The Reluctant Symbol of a Rebellion
When we read about the Revolt of 1857—the First War of Independence—our minds usually jump to the fierce warriors on horseback: Rani Lakshmibai of Jhansi, Tatya Tope, or the initial spark lit by Mangal Pandey. It’s a narrative of blood, gunpowder, and fierce resistance against the British East India Company.
But recently, I caught myself thinking about the man sitting at the very center of this storm in the Red Fort. Bahadur Shah Zafar was 81 years old when the rebel sepoys rode in from Meerut, stood beneath his balcony, and declared him the Emperor of Hindustan.
The tragedy of Bahadur Shah Zafar wasn't just that he lost an empire; it was that he was forced by history to lead a violent rebellion he was entirely unequipped for, only to watch his lineage be systematically wiped out.
He didn't want a war. He didn't want an army. He just wanted to write ghazals.
A Court of Poets, Not Warriors
To understand Zafar, you have to realize that by 1857, the Mughal Empire was a ghost. His "empire" barely extended beyond the walls of the Red Fort in Delhi. He survived on a pension from the British. But what he lacked in military might, he made up for in sheer cultural brilliance.

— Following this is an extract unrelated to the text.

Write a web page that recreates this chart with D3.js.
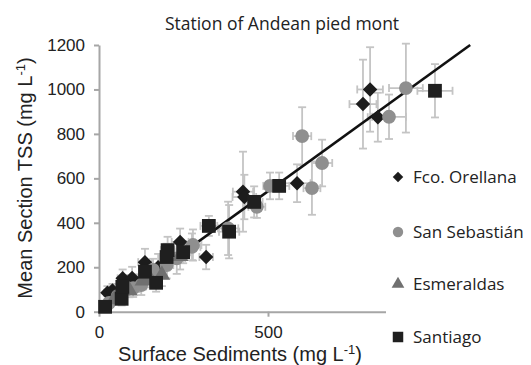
<!DOCTYPE html>
<html>
<head>
  <script src="https://d3js.org/d3.v7.min.js"></script>
  <style>
    body { margin: 0; background: #fff; }
    svg { display: block; }
  </style>
</head>
<body>
  <svg id="chart" width="531" height="365"></svg>
  <script>
    // data
    const seriesNames = ['Fco. Orellana', 'San Sebastián', 'Esmeraldas', 'Santiago'];

    const orellanaX    = [25, 40, 70, 98, 112, 136, 175, 240, 317, 426, 430, 586, 781, 802, 825];
    const orellanaY    = [85, 95, 150, 152, 128, 223, 200, 314, 246, 540, 516, 578, 934, 1000, 875];
    const orellanaXErr = [10, 10, 15, 15, 15, 20, 20, 25, 20, 30, 35, 40, 40, 38, 30];
    const orellanaYErr = [30, 30, 40, 50, 40, 60, 60, 60, 55, 180, 100, 85, 200, 190, 110];

    const sebastianX    = [30, 55, 101, 125, 160, 200, 230, 275, 278, 382, 467, 506, 601, 630, 660, 858, 908];
    const sebastianY    = [40, 70, 106, 120, 188, 210, 240, 292, 300, 375, 472, 566, 790, 556, 669, 877, 1006];
    const sebastianXErr = [10, 12, 15, 15, 20, 20, 25, 25, 25, 30, 25, 20, 27, 25, 30, 50, 50];
    const sebastianYErr = [25, 30, 40, 45, 50, 60, 70, 60, 70, 120, 50, 60, 130, 120, 105, 100, 200];

    const esmeraldasX    = [45, 90, 130, 150, 186, 240];
    const esmeraldasY    = [55, 95, 140, 150, 165, 250];
    const esmeraldasXErr = [10, 10, 15, 15, 15, 20];
    const esmeraldasYErr = [20, 30, 40, 40, 50, 60];

    const santiagoX    = [18, 67, 69, 136, 169, 200, 203, 249, 325, 385, 459, 533, 994];
    const santiagoY    = [22, 58, 112, 180, 130, 246, 277, 268, 386, 360, 494, 566, 994];
    const santiagoXErr = [8, 12, 12, 15, 15, 20, 20, 20, 25, 30, 25, 30, 52];
    const santiagoYErr = [15, 30, 40, 45, 40, 60, 60, 50, 45, 120, 70, 60, 120];

    // linear trendline
    const trendSlope = 1.1;
    const trendIntercept = -8;

    // the 1000 tick sits under the legend box in the original
    const xTicks = [0, 500];
    const yTicks = [0, 200, 400, 600, 800, 1000, 1200];

    const svg = d3.select('#chart');

    const x = d3.scaleLinear().domain([0, 1200]).range([99, 504.6]);
    const y = d3.scaleLinear().domain([0, 1200]).range([311.7, 45]);

    const series = [
      { name: seriesNames[0], xs: orellanaX, ys: orellanaY, xe: orellanaXErr, ye: orellanaYErr, shape: d3.symbolSquare, rot: 45, size: 105, color: '#1c1c1c', legendSize: 55 },
      { name: seriesNames[1], xs: sebastianX, ys: sebastianY, xe: sebastianXErr, ye: sebastianYErr, shape: d3.symbolCircle, rot: 0, size: 150, color: '#8f8f8f', legendSize: 85 },
      { name: seriesNames[2], xs: esmeraldasX, ys: esmeraldasY, xe: esmeraldasXErr, ye: esmeraldasYErr, shape: d3.symbolTriangle, rot: 0, size: 120, color: '#707070', legendSize: 70 },
      { name: seriesNames[3], xs: santiagoX, ys: santiagoY, xe: santiagoXErr, ye: santiagoYErr, shape: d3.symbolSquare, rot: 0, size: 190, color: '#1f1f1f', legendSize: 110 }
    ];

    // axes
    const yAxis = svg.append('g')
      .attr('transform', `translate(${x(0)},0)`)
      .call(d3.axisLeft(y).tickValues(yTicks).tickFormat(d3.format('d')).tickSize(5).tickSizeOuter(0).tickPadding(9));
    const xAxis = svg.append('g')
      .attr('transform', `translate(0,${y(0)})`)
      .call(d3.axisBottom(x).tickValues(xTicks).tickFormat(d3.format('d')).tickSize(5).tickSizeOuter(0).tickPadding(9));

    [xAxis, yAxis].forEach(a => {
      a.select('.domain').attr('stroke', '#a6a6a6').attr('stroke-width', 2);
      a.selectAll('.tick line').attr('stroke', '#a6a6a6').attr('stroke-width', 2);
      a.selectAll('.tick text')
        .attr('fill', '#222')
        .style('font-family', '"Liberation Sans", Arial, sans-serif')
        .style('font-size', '17px');
    });

    // error bars
    const cap = 4;
    series.forEach(s => {
      const g = svg.append('g').attr('stroke', '#c4c4c4').attr('stroke-width', 1.8);
      s.xs.forEach((xv, i) => {
        const yv = s.ys[i], xe = s.xe[i], ye = s.ye[i];
        g.append('line').attr('x1', x(xv)).attr('x2', x(xv)).attr('y1', y(yv - ye)).attr('y2', y(yv + ye));
        g.append('line').attr('x1', x(xv) - cap).attr('x2', x(xv) + cap).attr('y1', y(yv - ye)).attr('y2', y(yv - ye));
        g.append('line').attr('x1', x(xv) - cap).attr('x2', x(xv) + cap).attr('y1', y(yv + ye)).attr('y2', y(yv + ye));
        g.append('line').attr('x1', x(xv - xe)).attr('x2', x(xv + xe)).attr('y1', y(yv)).attr('y2', y(yv));
        g.append('line').attr('x1', x(xv - xe)).attr('x2', x(xv - xe)).attr('y1', y(yv) - cap).attr('y2', y(yv) + cap);
        g.append('line').attr('x1', x(xv + xe)).attr('x2', x(xv + xe)).attr('y1', y(yv) - cap).attr('y2', y(yv) + cap);
      });
    });

    // trendline
    const tx0 = 8;
    const tx1 = (1200 - trendIntercept) / trendSlope;
    svg.append('line')
      .attr('x1', x(tx0)).attr('y1', y(trendSlope * tx0 + trendIntercept))
      .attr('x2', x(tx1)).attr('y2', y(trendSlope * tx1 + trendIntercept))
      .attr('stroke', '#111').attr('stroke-width', 2.6);

    // markers
    series.forEach(s => {
      svg.append('g').selectAll('path')
        .data(s.xs.map((xv, i) => [xv, s.ys[i]]))
        .enter()
        .append('path')
        .attr('d', d3.symbol().type(s.shape).size(s.size))
        .attr('transform', d => `translate(${x(d[0])},${y(d[1])}) rotate(${s.rot})`)
        .attr('fill', s.color);
    });

    // legend (white box covers the end of the x axis, like the original)
    svg.append('rect')
      .attr('x', 386).attr('y', 152).attr('width', 145).attr('height', 213)
      .attr('fill', '#fff');

    const legendRows = [177, 232, 284, 337];
    series.forEach((s, i) => {
      svg.append('path')
        .attr('d', d3.symbol().type(s.shape).size(s.legendSize))
        .attr('transform', `translate(398,${legendRows[i]}) rotate(${s.rot})`)
        .attr('fill', s.color);
      svg.append('text')
        .attr('x', 413).attr('y', legendRows[i] + 6)
        .attr('fill', '#222')
        .style('font-family', '"Open Sans", sans-serif')
        .style('font-size', '17px')
        .text(s.name);
    });

    // titles
    svg.append('text')
      .attr('x', 282).attr('y', 30)
      .attr('text-anchor', 'middle')
      .attr('fill', '#222')
      .style('font-family', '"Open Sans", sans-serif')
      .style('font-size', '17.5px')
      .text('Station of Andean pied mont');

    const xTitle = svg.append('text')
      .attr('x', 240).attr('y', 361)
      .attr('text-anchor', 'middle')
      .attr('fill', '#222')
      .style('font-family', '"Liberation Sans", Arial, sans-serif')
      .style('font-size', '20px');
    xTitle.append('tspan').text('Surface Sediments (mg L');
    xTitle.append('tspan').attr('dy', -7).style('font-size', '13px').text('-1');
    xTitle.append('tspan').attr('dy', 7).text(')');

    const yTitle = svg.append('text')
      .attr('transform', 'translate(32,178) rotate(-90)')
      .attr('text-anchor', 'middle')
      .attr('fill', '#222')
      .style('font-family', '"Liberation Sans", Arial, sans-serif')
      .style('font-size', '20px');
    yTitle.append('tspan').text('Mean Section TSS (mg L');
    yTitle.append('tspan').attr('dy', -7).style('font-size', '13px').text('-1');
    yTitle.append('tspan').attr('dy', 7).text(')');
  </script>
</body>
</html>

Zafar was a mystic, a master calligrapher, and a phenomenally gifted Urdu poet. His court was the cultural epicenter of the subcontinent, hosting legendary poetry symposiums (mushairas) featuring titans like Mirza Ghalib and Mohammad Ibrahim Zauq. Zafar was an artist living in a time that required a warlord.
When the mutineers essentially forced him to be their figurehead, he knew it was a doomed enterprise. But he accepted the crown of thorns. When Delhi inevitably fell to the British months later, the retribution was horrifying. The British sacked the city, massacring citizens and plundering the ancient capital.

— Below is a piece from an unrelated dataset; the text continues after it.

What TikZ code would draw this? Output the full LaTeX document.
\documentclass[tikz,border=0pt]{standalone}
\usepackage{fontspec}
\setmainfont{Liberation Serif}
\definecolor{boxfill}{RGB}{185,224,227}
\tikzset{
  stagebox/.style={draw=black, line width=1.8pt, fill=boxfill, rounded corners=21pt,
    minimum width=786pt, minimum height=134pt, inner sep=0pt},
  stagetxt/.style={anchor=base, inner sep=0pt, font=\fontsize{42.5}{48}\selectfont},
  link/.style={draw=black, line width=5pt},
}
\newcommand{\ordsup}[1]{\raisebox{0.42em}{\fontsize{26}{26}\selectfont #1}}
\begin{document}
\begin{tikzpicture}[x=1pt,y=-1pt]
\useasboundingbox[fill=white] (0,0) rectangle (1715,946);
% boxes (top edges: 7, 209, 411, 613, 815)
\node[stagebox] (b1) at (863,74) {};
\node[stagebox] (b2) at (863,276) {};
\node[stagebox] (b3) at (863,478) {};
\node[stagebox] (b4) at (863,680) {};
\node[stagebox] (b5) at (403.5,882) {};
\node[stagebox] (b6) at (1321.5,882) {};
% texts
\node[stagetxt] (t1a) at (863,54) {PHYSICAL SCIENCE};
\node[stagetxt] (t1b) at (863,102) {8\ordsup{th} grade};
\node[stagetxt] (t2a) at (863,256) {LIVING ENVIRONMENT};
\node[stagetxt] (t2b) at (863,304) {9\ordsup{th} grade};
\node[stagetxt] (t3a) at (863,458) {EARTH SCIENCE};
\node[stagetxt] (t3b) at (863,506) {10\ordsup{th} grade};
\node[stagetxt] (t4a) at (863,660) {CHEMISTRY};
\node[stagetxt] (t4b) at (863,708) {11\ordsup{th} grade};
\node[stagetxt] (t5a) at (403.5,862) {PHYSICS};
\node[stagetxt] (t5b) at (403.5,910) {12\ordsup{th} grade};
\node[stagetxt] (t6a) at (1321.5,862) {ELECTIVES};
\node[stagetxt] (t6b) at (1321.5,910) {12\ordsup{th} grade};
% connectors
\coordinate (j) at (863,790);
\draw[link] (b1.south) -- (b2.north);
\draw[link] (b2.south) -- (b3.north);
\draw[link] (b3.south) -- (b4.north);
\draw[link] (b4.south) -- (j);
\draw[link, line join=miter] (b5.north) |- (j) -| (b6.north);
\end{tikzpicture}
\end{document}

But the most gut-wrenching moment was the fate of his family. Zafar’s sons and grandson were captured by the British officer Major Hodson, stripped naked, and shot at point-blank range. According to several historical accounts, their severed heads were presented to the frail, 81-year-old poet-king. The 300-year-old dynasty of Babur and Akbar ended in a pool of blood in a Delhi alleyway.
The Exile and the Final Verses
Zafar was put on a sham trial, stripped of his title, and exiled to Rangoon (now Yangon, Myanmar). Imagine being an emperor whose ancestors built the Taj Mahal and the Red Fort, now locked away in a small, damp wooden structure in a foreign land, thousands of miles away from the city you loved more than life itself.
He had lost his family, his wealth, and his freedom. But they couldn't take his words. Denied pen and paper, legend says he wrote his final verses on the walls of his prison using burnt sticks and charcoal.
These verses are some of the most heartbreaking lines in the history of Urdu literature. He captures the absolute desolation of losing his home:
लगता नहीं है दिल मेरा उजड़े दयार में, किस की बनी है आलम-ए-नापायेदार में।
Lagta nahin hai dil mera ujde dayaar mein, Kis ki bani hai aalam-e-naapaayedaar mein.
(My heart finds no peace in this ruined land, Who has ever found fulfillment in this transient world?) — Bahadur Shah Zafar
The Two Yards of Earth
Zafar knew he was going to die in exile. He knew he would never see the alleys of Delhi or the monsoon clouds over the Yamuna ever again.
As an amateur historian, you read a lot about treaties, casualties, and economic impacts. But nothing hits you harder than the sheer, unadulterated human grief of a defeated king realizing that he won't even be allowed to be buried in his homeland. In the concluding couplet of that same ghazal, Zafar writes his own tragic epitaph. It is a verse that still brings tears to the eyes of anyone who understands it:
कितना है बदनसीब ज़फ़र दफ़्न के लिए, दो गज़ ज़मीन भी न मिली कू-ए-यार में।
Kitna hai badnaseeb Zafar dafn ke liye, Do gaz zameen bhi na mili koo-e-yaar mein.
(How unfortunate is Zafar, that for his burial, He couldn't even get two yards of earth in the land of his beloved.) — Bahadur Shah Zafar
He passed away in 1862 and was buried in an unmarked, secret grave in Rangoon so his tomb wouldn't become a shrine for Indian nationalists.
Looking back at 1857, the British won the kinetic war. They took the physical territory. But every time someone recites Zafar's poetry today, you realize that the Emperor with the broken pen ultimately conquered the emotional landscape of history. He lost his empire, but his heartbreak became immortal.